======== Task inputs ========

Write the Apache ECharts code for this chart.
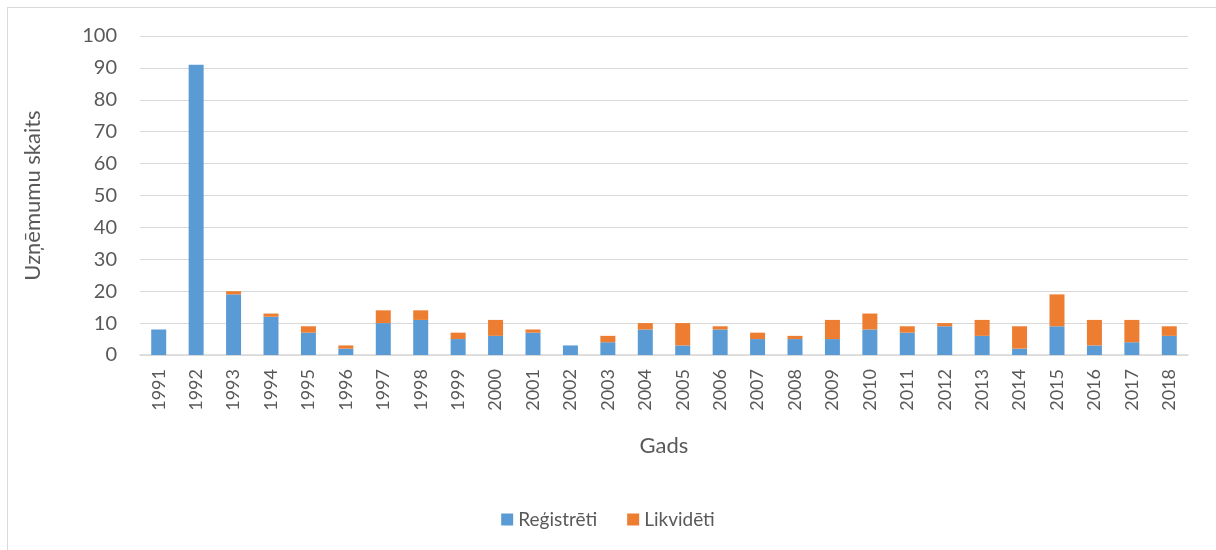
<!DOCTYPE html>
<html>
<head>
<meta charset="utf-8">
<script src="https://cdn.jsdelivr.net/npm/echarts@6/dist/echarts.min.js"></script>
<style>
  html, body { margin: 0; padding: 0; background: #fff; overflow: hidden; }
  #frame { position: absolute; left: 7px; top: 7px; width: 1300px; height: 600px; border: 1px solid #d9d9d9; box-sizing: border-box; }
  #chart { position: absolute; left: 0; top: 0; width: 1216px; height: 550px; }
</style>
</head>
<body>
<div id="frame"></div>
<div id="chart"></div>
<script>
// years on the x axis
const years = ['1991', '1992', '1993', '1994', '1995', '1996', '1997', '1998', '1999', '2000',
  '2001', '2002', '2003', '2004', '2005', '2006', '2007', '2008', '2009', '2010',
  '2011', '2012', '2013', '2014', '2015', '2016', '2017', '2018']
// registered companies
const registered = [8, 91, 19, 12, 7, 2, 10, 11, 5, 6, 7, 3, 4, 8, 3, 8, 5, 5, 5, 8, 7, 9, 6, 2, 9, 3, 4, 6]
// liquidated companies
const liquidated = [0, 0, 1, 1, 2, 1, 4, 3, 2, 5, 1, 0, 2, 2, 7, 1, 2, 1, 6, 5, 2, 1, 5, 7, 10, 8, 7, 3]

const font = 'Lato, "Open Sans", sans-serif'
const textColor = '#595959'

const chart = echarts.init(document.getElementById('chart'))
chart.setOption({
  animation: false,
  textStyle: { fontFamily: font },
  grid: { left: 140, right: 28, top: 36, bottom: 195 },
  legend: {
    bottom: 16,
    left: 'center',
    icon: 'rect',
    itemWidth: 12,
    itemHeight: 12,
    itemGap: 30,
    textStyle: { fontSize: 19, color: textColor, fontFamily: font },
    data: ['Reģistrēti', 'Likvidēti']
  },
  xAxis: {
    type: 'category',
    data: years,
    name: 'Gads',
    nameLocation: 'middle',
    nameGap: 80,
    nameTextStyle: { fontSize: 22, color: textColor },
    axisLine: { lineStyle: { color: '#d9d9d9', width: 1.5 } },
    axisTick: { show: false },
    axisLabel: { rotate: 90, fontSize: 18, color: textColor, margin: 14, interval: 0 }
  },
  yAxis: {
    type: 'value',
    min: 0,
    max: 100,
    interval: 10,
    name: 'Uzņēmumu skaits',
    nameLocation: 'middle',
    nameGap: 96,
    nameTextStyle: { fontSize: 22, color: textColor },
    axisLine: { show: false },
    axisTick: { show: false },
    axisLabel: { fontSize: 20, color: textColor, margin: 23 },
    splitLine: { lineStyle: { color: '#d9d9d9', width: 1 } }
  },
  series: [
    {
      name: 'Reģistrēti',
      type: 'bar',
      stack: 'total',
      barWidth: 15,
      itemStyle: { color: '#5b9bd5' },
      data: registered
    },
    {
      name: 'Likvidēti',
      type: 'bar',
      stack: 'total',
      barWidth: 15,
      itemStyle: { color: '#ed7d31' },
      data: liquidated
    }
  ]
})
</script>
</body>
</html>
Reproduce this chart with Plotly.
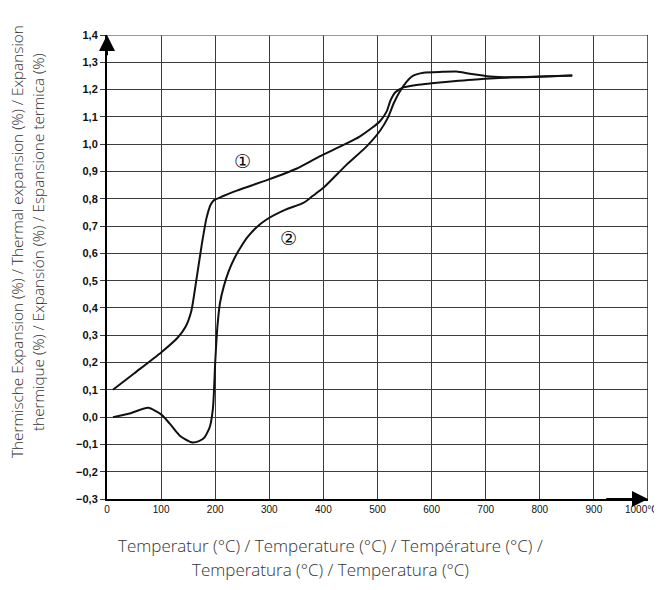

========

▶ _What to produce_
Can the entries above be repeated exactly, without their pictures?

▶ _Task output_
Write the Apache ECharts code for this chart.
<!DOCTYPE html>
<html>
<head>
<meta charset="utf-8">
<script src="https://cdn.jsdelivr.net/npm/echarts@6/dist/echarts.min.js"></script>
<style>
  html, body { margin: 0; padding: 0; background: #fff; overflow: hidden; }
  #frame { position: absolute; left: 7px; top: 7px; width: 1300px; height: 600px; border: 1px solid #d9d9d9; box-sizing: border-box; }
  #chart { position: absolute; left: 0; top: 0; width: 1216px; height: 550px; }
</style>
</head>
<body>
<div id="frame"></div>
<div id="chart"></div>
<script>
// years on the x axis
const years = ['1991', '1992', '1993', '1994', '1995', '1996', '1997', '1998', '1999', '2000',
  '2001', '2002', '2003', '2004', '2005', '2006', '2007', '2008', '2009', '2010',
  '2011', '2012', '2013', '2014', '2015', '2016', '2017', '2018']
// registered companies
const registered = [8, 91, 19, 12, 7, 2, 10, 11, 5, 6, 7, 3, 4, 8, 3, 8, 5, 5, 5, 8, 7, 9, 6, 2, 9, 3, 4, 6]
// liquidated companies
const liquidated = [0, 0, 1, 1, 2, 1, 4, 3, 2, 5, 1, 0, 2, 2, 7, 1, 2, 1, 6, 5, 2, 1, 5, 7, 10, 8, 7, 3]

const font = 'Lato, "Open Sans", sans-serif'
const textColor = '#595959'

const chart = echarts.init(document.getElementById('chart'))
chart.setOption({
  animation: false,
  textStyle: { fontFamily: font },
  grid: { left: 140, right: 28, top: 36, bottom: 195 },
  legend: {
    bottom: 16,
    left: 'center',
    icon: 'rect',
    itemWidth: 12,
    itemHeight: 12,
    itemGap: 30,
    textStyle: { fontSize: 19, color: textColor, fontFamily: font },
    data: ['Reģistrēti', 'Likvidēti']
  },
  xAxis: {
    type: 'category',
    data: years,
    name: 'Gads',
    nameLocation: 'middle',
    nameGap: 80,
    nameTextStyle: { fontSize: 22, color: textColor },
    axisLine: { lineStyle: { color: '#d9d9d9', width: 1.5 } },
    axisTick: { show: false },
    axisLabel: { rotate: 90, fontSize: 18, color: textColor, margin: 14, interval: 0 }
  },
  yAxis: {
    type: 'value',
    min: 0,
    max: 100,
    interval: 10,
    name: 'Uzņēmumu skaits',
    nameLocation: 'middle',
    nameGap: 96,
    nameTextStyle: { fontSize: 22, color: textColor },
    axisLine: { show: false },
    axisTick: { show: false },
    axisLabel: { fontSize: 20, color: textColor, margin: 23 },
    splitLine: { lineStyle: { color: '#d9d9d9', width: 1 } }
  },
  series: [
    {
      name: 'Reģistrēti',
      type: 'bar',
      stack: 'total',
      barWidth: 15,
      itemStyle: { color: '#5b9bd5' },
      data: registered
    },
    {
      name: 'Likvidēti',
      type: 'bar',
      stack: 'total',
      barWidth: 15,
      itemStyle: { color: '#ed7d31' },
      data: liquidated
    }
  ]
})
</script>
</body>
</html>
Reproduce this chart with Plotly.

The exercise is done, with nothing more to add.